Für aktuelle Verträge, welche nach Mitte März 2020 geschlossen worden sind, dürfte die Corona-Krise jedoch nicht mehr als „unvorhersehbar“ einzustufen sein. Daher ist eine differenzierte Betrachtung vorzunehmen.

Höhere Gewalt kann vorliegen, wenn Materiallieferungen ausbleiben oder ein Ausfall von Arbeitskräften aufgrund von Quarantänemaßnahmen vorliegt. Es bleibt jedoch zu prüfen, ob diese Voraussetzungen tatsächlich auf die Corona-Krise zurückzuführen sind, oder ob nur ein willkommener, vorgeschobener Grund für ein ohnehin schleppenden Bauablauf angeführt wird. Das Bauunternehmen trägt insoweit die Beweislast, dass der Fertigstellungstermin aufgrund der Corona-Krise nicht eingehalten werden konnte.

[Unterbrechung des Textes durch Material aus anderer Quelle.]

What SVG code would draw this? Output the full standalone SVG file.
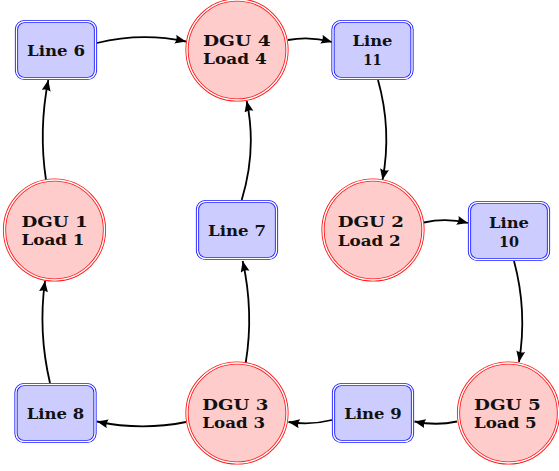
<svg xmlns="http://www.w3.org/2000/svg" width="559" height="471" viewBox="0 0 559 471">
  <defs>
    <marker id="arrow" markerUnits="userSpaceOnUse" markerWidth="13" markerHeight="11" refX="11" refY="4.5" orient="auto">
      <path d="M0,0 Q2.5,4.5 0,9 L11,4.5 Z" fill="#000"/>
    </marker>
    <style>
      .line-box { fill: #ccccff; }
      .line-box-outer { fill: none; stroke: #1a1aff; stroke-width: 3.2; }
      .line-box-inner { fill: none; stroke: #ffffff; stroke-width: 1.4; }
      .dgu { fill: #ffcccc; }
      .dgu-outer { fill: none; stroke: #ff1a1a; stroke-width: 3.2; }
      .dgu-inner { fill: none; stroke: #ffffff; stroke-width: 1.4; }
      text { font-family: "DejaVu Serif", "Liberation Serif", serif; font-weight: bold; font-size: 15px; fill: #111111; }
      .c { text-anchor: middle; }
      .edge { fill: none; stroke: #000; stroke-width: 1.8; marker-end: url(#arrow); }
    </style>
    <rect id="box" x="-39.5" y="-28.5" width="79" height="57" rx="8" ry="8"/>
    <circle id="disc" r="50"/>
  </defs>

  <!-- connectors -->
  <g id="connectors">
    <path class="edge" d="M97,43 Q141.5,32 186,41.5"/>
    <path class="edge" d="M288,40 Q310,36 332,42"/>
    <path class="edge" d="M378,80 Q392,130 382.5,180"/>
    <path class="edge" d="M424,222.5 Q446,217.5 468,223"/>
    <path class="edge" d="M514,261 Q527.5,311 519,362"/>
    <path class="edge" d="M457,421.5 Q436,426 414.5,421.5"/>
    <path class="edge" d="M332,420 Q310,425.5 288.5,422"/>
    <path class="edge" d="M186,422 Q141.5,431 97,421.5"/>
    <path class="edge" d="M50,383 Q38,332 45,281"/>
    <path class="edge" d="M46,180 Q38.5,130 48.3,80"/>
    <path class="edge" d="M245.7,363 Q254,312 242.7,261"/>
    <path class="edge" d="M241.7,200 Q257,150 246.7,101"/>
  </g>

  <!-- line nodes -->
  <g id="line6" transform="translate(56,50)">
    <use href="#box" class="line-box"/><use href="#box" class="line-box-outer"/><use href="#box" class="line-box-inner"/>
    <text class="c" x="0" y="6" textLength="58" lengthAdjust="spacingAndGlyphs">Line 6</text>
  </g>
  <g id="line11" transform="translate(372.5,50)">
    <use href="#box" class="line-box"/><use href="#box" class="line-box-outer"/><use href="#box" class="line-box-inner"/>
    <text class="c" x="0" y="-4" textLength="40" lengthAdjust="spacingAndGlyphs">Line</text>
    <text class="c" x="0" y="14.5" textLength="18.4" lengthAdjust="spacingAndGlyphs">11</text>
  </g>
  <g id="line7" transform="translate(237,230)">
    <use href="#box" class="line-box"/><use href="#box" class="line-box-outer"/><use href="#box" class="line-box-inner"/>
    <text class="c" x="0" y="6" textLength="58" lengthAdjust="spacingAndGlyphs">Line 7</text>
  </g>
  <g id="line10" transform="translate(509,231)">
    <use href="#box" class="line-box"/><use href="#box" class="line-box-outer"/><use href="#box" class="line-box-inner"/>
    <text class="c" x="0" y="-3" textLength="40" lengthAdjust="spacingAndGlyphs">Line</text>
    <text class="c" x="0" y="15.5" textLength="20" lengthAdjust="spacingAndGlyphs">10</text>
  </g>
  <g id="line8" transform="translate(55.5,413)">
    <use href="#box" class="line-box"/><use href="#box" class="line-box-outer"/><use href="#box" class="line-box-inner"/>
    <text class="c" x="0" y="6" textLength="57.6" lengthAdjust="spacingAndGlyphs">Line 8</text>
  </g>
  <g id="line9" transform="translate(373,413)">
    <use href="#box" class="line-box"/><use href="#box" class="line-box-outer"/><use href="#box" class="line-box-inner"/>
    <text class="c" x="0" y="6" textLength="57.4" lengthAdjust="spacingAndGlyphs">Line 9</text>
  </g>

  <!-- DGU / load nodes -->
  <g id="dgu4" transform="translate(237,50)">
    <use href="#disc" class="dgu"/><use href="#disc" class="dgu-outer"/><use href="#disc" class="dgu-inner"/>
    <text x="-34" y="-4.5" textLength="67.6" lengthAdjust="spacingAndGlyphs">DGU 4</text>
    <text x="-34" y="14.3" textLength="63.7" lengthAdjust="spacingAndGlyphs">Load 4</text>
  </g>
  <g id="dgu1" transform="translate(54.5,230)">
    <use href="#disc" class="dgu"/><use href="#disc" class="dgu-outer"/><use href="#disc" class="dgu-inner"/>
    <text x="-33" y="-3.5" textLength="66.3" lengthAdjust="spacingAndGlyphs">DGU 1</text>
    <text x="-33" y="15" textLength="63" lengthAdjust="spacingAndGlyphs">Load 1</text>
  </g>
  <g id="dgu2" transform="translate(373,230)">
    <use href="#disc" class="dgu"/><use href="#disc" class="dgu-outer"/><use href="#disc" class="dgu-inner"/>
    <text x="-35.3" y="-3" textLength="66.3" lengthAdjust="spacingAndGlyphs">DGU 2</text>
    <text x="-35.3" y="15.5" textLength="63" lengthAdjust="spacingAndGlyphs">Load 2</text>
  </g>
  <g id="dgu3" transform="translate(237,413)">
    <use href="#disc" class="dgu"/><use href="#disc" class="dgu-outer"/><use href="#disc" class="dgu-inner"/>
    <text x="-34.7" y="-3.5" textLength="66" lengthAdjust="spacingAndGlyphs">DGU 3</text>
    <text x="-34.7" y="15" textLength="62.7" lengthAdjust="spacingAndGlyphs">Load 3</text>
  </g>
  <g id="dgu5" transform="translate(508.5,413)">
    <use href="#disc" class="dgu"/><use href="#disc" class="dgu-outer"/><use href="#disc" class="dgu-inner"/>
    <text x="-34.5" y="-3.5" textLength="66.7" lengthAdjust="spacingAndGlyphs">DGU 5</text>
    <text x="-34.5" y="15" textLength="62.7" lengthAdjust="spacingAndGlyphs">Load 5</text>
  </g>
</svg>
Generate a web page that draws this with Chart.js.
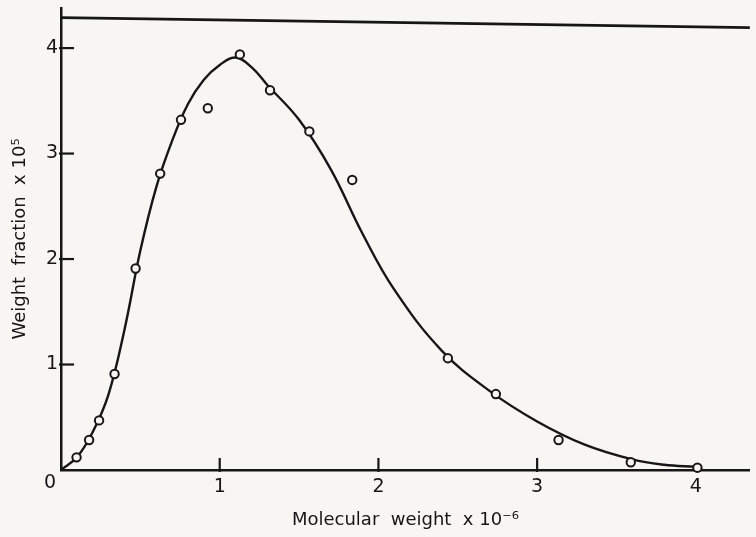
<!DOCTYPE html>
<html><head><meta charset="utf-8">
<script src="https://cdn.jsdelivr.net/npm/chart.js@4"></script>
<style>html,body{margin:0;padding:0;background:#f7f6f2;overflow:hidden}#wrap{width:756px;height:537px}</style>
</head><body><div id="wrap"><canvas id="c" width="756" height="537"></canvas></div>
<script>
// Measured data points (open circles): molecular weight x10^-6, weight fraction x10^5
const pointX = [0.098, 0.177, 0.24, 0.3375, 0.47, 0.625, 0.756, 0.925, 1.127, 1.317, 1.565, 1.835, 2.4375, 2.74, 3.135, 3.59, 4.01];
const pointY = [0.12, 0.284, 0.47, 0.91, 1.91, 2.81, 3.32, 3.43, 3.94, 3.60, 3.21, 2.75, 1.06, 0.72, 0.284, 0.073, 0.022];
// Fitted smooth curve
const curveX = [0, 0.1, 0.2, 0.3, 0.4, 0.5, 0.6, 0.7, 0.8, 0.9, 1.0, 1.1, 1.2, 1.3, 1.5, 1.7, 1.9, 2.1, 2.4, 2.7, 3.0, 3.3, 3.6, 3.8, 4.0];
const curveY = [0, 0.12, 0.36, 0.72, 1.33, 2.08, 2.68, 3.12, 3.47, 3.70, 3.84, 3.91, 3.82, 3.65, 3.32, 2.85, 2.24, 1.71, 1.13, 0.75, 0.46, 0.24, 0.10, 0.05, 0.03];
// Axes
const xTickValues = [0, 1, 2, 3, 4];
const yTickValues = [0, 1, 2, 3, 4];
const xTickMarks = [1, 2, 3];
const yTickMarks = [1, 2, 3, 4];
const xRange = [0, 4.34];
const yRange = [0, 4.38];
const frameTopValue = 4.26;
const xTitle = 'Molecular  weight  x 10\u207B\u2076';
const yTitle = 'Weight  fraction  x 10\u2075';
const originLabel = '0';

const INK = '#161616';
const PAPER = '#f7f6f2';
const FONT = {family: '"DejaVu Sans", sans-serif', size: 18};
const TICKFONT = {family: '"DejaVu Sans", sans-serif', size: 19};

const extras = {
  id: 'extras',
  beforeDraw(chart) {
    const c = chart.ctx;
    c.save(); c.fillStyle = PAPER; c.fillRect(0, 0, chart.width, chart.height); c.restore();
  },
  afterDraw(chart) {
    const c = chart.ctx, xs = chart.scales.x, ys = chart.scales.y, a = chart.chartArea;
    c.save();
    c.strokeStyle = INK; c.lineWidth = 2.2; c.lineCap = 'butt';
    xTickMarks.forEach(v => {
      const px = xs.getPixelForValue(v);
      c.beginPath(); c.moveTo(px, a.bottom + 2); c.lineTo(px, a.bottom - 12); c.stroke();
    });
    yTickMarks.forEach(v => {
      const py = ys.getPixelForValue(v);
      c.beginPath(); c.moveTo(a.left - 2, py); c.lineTo(a.left + 13, py); c.stroke();
    });
    // top frame line (slightly skewed, as scanned)
    const ty = ys.getPixelForValue(frameTopValue);
    c.lineWidth = 2.6;
    c.beginPath(); c.moveTo(a.left, ty - 3); c.lineTo(a.right, ty + 7); c.stroke();
    // origin label
    c.fillStyle = INK; c.font = `${TICKFONT.size}px ${TICKFONT.family}`;
    c.textAlign = 'center'; c.textBaseline = 'middle';
    c.fillText(originLabel, xs.getPixelForValue(0) - 11, ys.getPixelForValue(0) + 13);
    c.restore();
  }
};

new Chart(document.getElementById('c'), {
  data: {
    datasets: [
      {
        type: 'scatter',
        data: pointX.map((x, i) => ({x, y: pointY[i]})),
        pointRadius: 4.2, pointBorderWidth: 2,
        pointBackgroundColor: PAPER, pointBorderColor: INK,
        showLine: false, clip: false
      },
      {
        type: 'line',
        data: curveX.map((x, i) => ({x, y: curveY[i]})),
        borderColor: INK, borderWidth: 2.4, pointRadius: 0,
        tension: 0.4, fill: false, clip: false
      }
    ]
  },
  options: {
    responsive: false, animation: false, devicePixelRatio: 1,
    layout: {padding: {top: 8, right: 0, bottom: 0, left: 0}},
    plugins: {legend: {display: false}, tooltip: {enabled: false}},
    scales: {
      x: {
        type: 'linear', position: 'bottom', min: xRange[0], max: xRange[1],
        afterBuildTicks: s => { s.ticks = xTickValues.map(v => ({value: v})); },
        ticks: {callback: v => v === 0 ? '' : String(v), padding: 6, font: TICKFONT, color: INK, maxRotation: 0, autoSkip: false},
        grid: {display: false, drawTicks: false},
        border: {display: true, color: INK, width: 2.5},
        title: {display: true, text: xTitle, font: FONT, color: INK, padding: {top: 0, bottom: 6}},
        afterFit: s => { s.height = 67; s.paddingLeft = 0; s.paddingRight = 0; }
      },
      y: {
        type: 'linear', position: 'left', min: yRange[0], max: yRange[1],
        afterBuildTicks: s => { s.ticks = yTickValues.map(v => ({value: v})); },
        ticks: {callback: v => v === 0 ? '' : String(v), padding: 3, font: TICKFONT, color: INK, autoSkip: false},
        grid: {display: false, drawTicks: false},
        border: {display: true, color: INK, width: 2.5},
        title: {display: true, text: yTitle, font: FONT, color: INK, padding: {top: 10, bottom: 0}},
        afterFit: s => { s.width = 61; s.paddingTop = 0; s.paddingBottom = 0; }
      }
    }
  },
  plugins: [extras]
});
</script></body></html>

Die Annahme höherer Gewalt, hat zur Folge, dass die betroffene Vertragspartei von ihren vertraglichen Verpflichtungen freikommt, ohne dass die andere Vertragspartei deswegen Ansprüche herleiten kann. Dies bedeutet, dass keine Vertragsstrafen oder ein Verzugsschaden geltend gemacht werden können, wenn der ursprünglich vereinbarte Termin nicht vom Bauunternehmer nicht eingehalten werden wird.

Zu beachten ist jedoch, dass schon das geringste Verschulden höhere Gewalt ausschließt. Dies bedeutet, dass seitens des Bauunternehmers peinlichst darauf zu achten ist, dass alle mögliche Maßnahmen getroffen werden, um die Auswirkungen der Corona-Krise zu minimieren.

Vor diesem Hintergrund sollten ohne rechtliche Prüfung keine Vereinbarungen mit Bauunternehmen getroffen werden, welche dazu führen, dass Termine und Fristen gegenstandslos werden oder auf Ansprüche auf Vertragsstrafen verzichtet wird.

Bei Materialengpässen sollte gemeinsam mit dem Bauunternehmen eine gemeinsame Lösungsstrategie entwickelt werden, um einen zeitlichen Verzug möglichst zu minimieren.